WHAT TO DO: Single out each line with the word "this" and copy it.
-- Begin DATASET ROWS --
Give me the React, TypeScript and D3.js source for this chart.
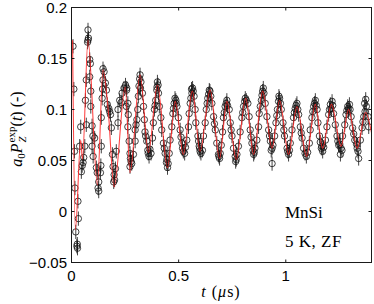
-- End DATASET ROWS --
-- Begin DATASET ROWS --
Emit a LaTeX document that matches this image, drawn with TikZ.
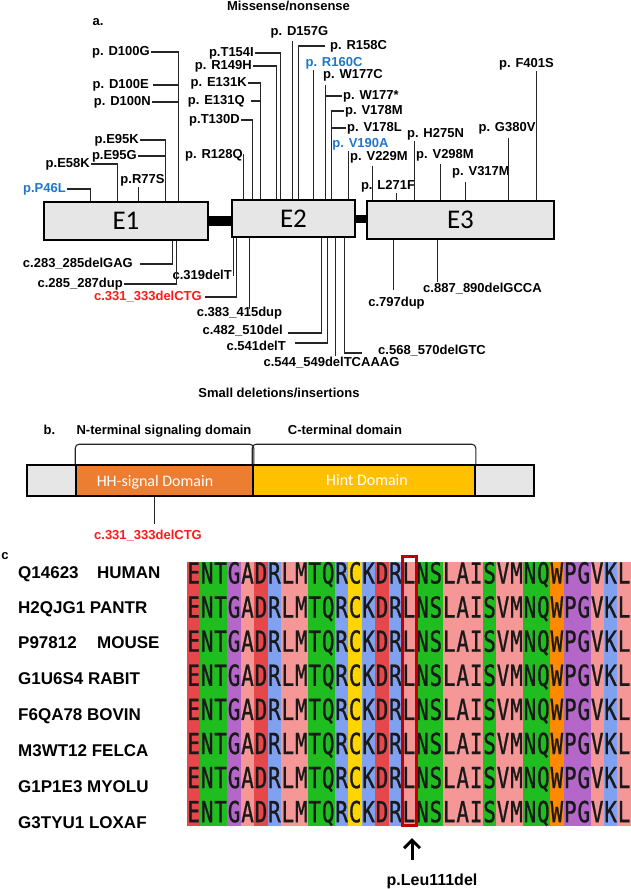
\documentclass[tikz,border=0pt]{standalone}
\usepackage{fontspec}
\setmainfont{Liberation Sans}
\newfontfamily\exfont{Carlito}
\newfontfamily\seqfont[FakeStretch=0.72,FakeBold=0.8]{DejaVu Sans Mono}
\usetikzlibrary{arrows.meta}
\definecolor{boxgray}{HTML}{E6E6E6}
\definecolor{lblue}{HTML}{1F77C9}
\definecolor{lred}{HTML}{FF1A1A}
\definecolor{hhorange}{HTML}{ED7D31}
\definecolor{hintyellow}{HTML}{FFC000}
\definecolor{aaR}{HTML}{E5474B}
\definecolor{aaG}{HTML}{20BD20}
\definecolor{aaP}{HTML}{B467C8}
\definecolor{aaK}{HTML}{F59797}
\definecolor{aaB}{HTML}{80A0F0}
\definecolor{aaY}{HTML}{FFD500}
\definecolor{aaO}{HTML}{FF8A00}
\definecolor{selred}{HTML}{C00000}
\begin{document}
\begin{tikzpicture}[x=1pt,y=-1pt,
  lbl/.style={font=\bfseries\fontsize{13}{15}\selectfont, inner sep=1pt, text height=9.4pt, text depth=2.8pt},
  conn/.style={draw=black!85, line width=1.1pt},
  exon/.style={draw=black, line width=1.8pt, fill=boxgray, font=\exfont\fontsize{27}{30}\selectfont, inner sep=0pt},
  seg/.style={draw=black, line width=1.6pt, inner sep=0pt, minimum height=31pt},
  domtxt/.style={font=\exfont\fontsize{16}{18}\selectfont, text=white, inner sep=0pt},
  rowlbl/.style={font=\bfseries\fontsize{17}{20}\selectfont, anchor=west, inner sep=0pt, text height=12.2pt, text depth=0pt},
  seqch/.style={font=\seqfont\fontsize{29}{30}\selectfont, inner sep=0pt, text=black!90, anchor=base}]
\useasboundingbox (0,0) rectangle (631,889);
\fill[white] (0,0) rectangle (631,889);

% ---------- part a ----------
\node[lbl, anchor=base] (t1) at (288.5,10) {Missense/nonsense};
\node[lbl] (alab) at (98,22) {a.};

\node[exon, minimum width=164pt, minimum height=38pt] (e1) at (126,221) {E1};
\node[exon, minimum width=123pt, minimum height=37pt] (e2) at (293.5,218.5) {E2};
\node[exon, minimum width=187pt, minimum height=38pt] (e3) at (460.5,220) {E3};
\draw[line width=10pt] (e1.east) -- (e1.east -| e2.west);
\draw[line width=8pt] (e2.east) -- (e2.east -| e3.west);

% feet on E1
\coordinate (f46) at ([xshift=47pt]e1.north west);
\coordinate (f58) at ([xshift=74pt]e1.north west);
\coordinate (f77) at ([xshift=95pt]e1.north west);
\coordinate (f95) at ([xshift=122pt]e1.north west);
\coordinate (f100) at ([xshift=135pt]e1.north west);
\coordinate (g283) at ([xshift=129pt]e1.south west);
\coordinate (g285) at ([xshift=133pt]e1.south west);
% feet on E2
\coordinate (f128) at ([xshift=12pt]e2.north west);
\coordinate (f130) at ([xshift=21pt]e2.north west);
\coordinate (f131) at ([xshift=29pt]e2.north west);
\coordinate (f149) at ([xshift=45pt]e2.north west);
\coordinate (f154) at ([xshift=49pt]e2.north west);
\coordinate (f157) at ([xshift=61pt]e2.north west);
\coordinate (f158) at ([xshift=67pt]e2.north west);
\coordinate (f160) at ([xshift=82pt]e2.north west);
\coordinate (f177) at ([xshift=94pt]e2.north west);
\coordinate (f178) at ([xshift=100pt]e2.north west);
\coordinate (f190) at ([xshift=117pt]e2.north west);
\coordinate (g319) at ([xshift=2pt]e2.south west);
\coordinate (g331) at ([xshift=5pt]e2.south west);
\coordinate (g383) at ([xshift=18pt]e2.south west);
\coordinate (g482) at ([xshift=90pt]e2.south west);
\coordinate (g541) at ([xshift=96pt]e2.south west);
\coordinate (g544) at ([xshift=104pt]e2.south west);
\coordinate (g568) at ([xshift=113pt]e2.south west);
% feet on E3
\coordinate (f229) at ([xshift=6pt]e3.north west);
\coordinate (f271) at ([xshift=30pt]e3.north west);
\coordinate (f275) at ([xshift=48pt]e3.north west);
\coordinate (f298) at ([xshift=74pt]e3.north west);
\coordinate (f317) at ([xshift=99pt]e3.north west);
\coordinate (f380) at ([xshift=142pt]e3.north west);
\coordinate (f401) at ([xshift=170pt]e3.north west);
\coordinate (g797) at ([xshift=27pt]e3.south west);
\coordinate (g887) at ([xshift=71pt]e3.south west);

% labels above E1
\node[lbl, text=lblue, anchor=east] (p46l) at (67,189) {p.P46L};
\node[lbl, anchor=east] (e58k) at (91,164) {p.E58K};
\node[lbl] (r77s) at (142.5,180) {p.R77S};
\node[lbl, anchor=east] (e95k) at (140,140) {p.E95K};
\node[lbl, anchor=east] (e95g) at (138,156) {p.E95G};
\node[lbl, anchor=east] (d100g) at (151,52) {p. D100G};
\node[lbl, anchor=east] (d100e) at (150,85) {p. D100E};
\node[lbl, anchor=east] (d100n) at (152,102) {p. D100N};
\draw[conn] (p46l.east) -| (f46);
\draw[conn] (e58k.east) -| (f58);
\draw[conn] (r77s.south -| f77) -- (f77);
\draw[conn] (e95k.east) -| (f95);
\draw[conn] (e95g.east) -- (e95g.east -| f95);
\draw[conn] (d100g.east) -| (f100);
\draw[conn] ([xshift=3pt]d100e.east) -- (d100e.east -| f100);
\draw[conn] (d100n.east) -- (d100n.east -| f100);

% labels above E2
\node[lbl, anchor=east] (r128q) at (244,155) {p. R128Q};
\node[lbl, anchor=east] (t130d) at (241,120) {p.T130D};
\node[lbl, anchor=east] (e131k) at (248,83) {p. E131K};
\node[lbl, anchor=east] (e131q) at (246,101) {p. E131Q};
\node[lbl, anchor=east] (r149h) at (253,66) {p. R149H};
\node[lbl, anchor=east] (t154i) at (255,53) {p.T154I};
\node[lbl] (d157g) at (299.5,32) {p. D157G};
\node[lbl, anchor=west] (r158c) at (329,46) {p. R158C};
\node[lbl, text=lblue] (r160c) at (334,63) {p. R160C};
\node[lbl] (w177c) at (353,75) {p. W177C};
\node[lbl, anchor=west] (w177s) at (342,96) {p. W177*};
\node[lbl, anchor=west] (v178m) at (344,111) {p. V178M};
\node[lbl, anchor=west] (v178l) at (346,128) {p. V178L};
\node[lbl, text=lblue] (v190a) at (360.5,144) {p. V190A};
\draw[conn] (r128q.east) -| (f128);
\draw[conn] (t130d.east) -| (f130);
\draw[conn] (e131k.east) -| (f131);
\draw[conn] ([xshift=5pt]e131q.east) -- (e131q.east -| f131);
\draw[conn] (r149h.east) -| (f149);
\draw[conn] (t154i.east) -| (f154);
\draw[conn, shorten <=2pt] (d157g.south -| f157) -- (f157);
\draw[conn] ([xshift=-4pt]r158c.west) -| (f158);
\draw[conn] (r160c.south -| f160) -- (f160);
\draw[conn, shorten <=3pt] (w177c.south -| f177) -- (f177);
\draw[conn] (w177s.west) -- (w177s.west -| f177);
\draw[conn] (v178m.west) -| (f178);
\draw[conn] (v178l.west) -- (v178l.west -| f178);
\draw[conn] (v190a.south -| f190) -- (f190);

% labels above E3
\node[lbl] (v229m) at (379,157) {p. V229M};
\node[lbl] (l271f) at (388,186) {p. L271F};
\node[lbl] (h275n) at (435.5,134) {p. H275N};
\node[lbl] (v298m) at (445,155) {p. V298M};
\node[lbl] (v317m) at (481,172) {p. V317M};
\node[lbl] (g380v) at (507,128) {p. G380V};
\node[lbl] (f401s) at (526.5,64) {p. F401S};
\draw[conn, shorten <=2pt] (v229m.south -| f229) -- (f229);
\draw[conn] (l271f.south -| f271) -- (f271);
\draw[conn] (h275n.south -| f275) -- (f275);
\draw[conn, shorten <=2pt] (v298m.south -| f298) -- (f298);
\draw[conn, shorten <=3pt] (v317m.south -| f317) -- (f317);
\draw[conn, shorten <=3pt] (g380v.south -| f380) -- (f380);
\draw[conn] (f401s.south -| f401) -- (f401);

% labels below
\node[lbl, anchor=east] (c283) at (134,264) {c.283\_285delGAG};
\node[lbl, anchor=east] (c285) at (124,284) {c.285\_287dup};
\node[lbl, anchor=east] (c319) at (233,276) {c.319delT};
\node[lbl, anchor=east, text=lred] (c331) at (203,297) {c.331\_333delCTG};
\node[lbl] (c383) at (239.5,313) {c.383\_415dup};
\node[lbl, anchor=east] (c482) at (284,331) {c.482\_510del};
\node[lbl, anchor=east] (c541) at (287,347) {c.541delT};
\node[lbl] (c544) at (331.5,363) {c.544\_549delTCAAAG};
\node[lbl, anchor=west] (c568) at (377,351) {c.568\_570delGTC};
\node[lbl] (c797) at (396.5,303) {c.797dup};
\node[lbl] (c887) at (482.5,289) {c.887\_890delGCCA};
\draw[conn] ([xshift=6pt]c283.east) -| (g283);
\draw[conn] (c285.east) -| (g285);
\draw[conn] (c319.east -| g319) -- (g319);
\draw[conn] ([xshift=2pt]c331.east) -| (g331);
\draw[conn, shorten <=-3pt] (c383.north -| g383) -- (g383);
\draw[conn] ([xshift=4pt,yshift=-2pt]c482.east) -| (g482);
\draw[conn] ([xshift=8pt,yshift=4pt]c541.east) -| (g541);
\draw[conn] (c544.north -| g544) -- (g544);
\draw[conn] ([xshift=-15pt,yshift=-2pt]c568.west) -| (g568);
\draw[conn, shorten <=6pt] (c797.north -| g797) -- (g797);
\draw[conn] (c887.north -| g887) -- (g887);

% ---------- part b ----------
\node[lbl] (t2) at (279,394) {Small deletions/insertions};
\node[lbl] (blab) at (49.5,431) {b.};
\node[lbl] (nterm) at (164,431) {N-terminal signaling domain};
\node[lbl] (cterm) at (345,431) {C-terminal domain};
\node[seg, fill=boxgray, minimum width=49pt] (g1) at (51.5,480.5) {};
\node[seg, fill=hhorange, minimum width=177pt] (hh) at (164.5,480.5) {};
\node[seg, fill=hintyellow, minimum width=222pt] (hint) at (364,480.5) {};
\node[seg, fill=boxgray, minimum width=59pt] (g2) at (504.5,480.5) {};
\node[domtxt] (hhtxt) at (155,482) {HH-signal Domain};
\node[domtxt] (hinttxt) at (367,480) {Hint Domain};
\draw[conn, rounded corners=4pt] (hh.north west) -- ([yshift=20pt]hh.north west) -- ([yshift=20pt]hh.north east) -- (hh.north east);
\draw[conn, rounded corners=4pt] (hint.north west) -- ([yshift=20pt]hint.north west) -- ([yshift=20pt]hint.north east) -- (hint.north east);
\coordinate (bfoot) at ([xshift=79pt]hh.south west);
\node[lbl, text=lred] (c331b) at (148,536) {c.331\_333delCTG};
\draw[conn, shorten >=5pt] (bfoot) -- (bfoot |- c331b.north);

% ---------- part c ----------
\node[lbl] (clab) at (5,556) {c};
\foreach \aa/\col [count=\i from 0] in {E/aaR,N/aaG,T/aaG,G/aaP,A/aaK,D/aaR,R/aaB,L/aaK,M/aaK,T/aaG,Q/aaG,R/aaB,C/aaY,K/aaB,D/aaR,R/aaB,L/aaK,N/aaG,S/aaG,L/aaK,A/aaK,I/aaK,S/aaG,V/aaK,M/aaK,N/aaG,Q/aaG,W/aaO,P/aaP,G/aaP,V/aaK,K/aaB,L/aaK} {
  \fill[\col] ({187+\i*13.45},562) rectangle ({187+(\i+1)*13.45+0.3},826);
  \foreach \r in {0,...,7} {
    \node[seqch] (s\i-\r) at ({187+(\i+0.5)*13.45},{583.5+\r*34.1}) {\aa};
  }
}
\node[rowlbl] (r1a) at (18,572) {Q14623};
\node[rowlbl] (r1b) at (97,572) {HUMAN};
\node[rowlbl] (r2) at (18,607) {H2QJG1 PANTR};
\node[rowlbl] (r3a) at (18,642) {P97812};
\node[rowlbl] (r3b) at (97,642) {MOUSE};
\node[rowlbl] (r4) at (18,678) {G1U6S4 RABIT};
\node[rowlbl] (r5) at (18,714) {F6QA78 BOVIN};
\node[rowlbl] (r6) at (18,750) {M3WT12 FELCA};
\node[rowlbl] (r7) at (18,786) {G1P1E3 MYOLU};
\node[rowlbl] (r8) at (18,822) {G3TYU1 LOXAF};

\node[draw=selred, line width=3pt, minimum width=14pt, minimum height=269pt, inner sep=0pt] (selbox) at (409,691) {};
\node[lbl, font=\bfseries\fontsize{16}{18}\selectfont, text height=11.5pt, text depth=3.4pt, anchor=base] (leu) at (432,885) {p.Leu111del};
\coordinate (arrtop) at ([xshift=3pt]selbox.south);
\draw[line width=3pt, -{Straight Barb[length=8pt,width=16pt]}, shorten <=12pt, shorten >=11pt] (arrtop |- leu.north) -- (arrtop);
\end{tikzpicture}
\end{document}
-- End DATASET ROWS --
THE SOLUTION:
Give me the React, TypeScript and D3.js source for this chart.
Emit a LaTeX document that matches this image, drawn with TikZ.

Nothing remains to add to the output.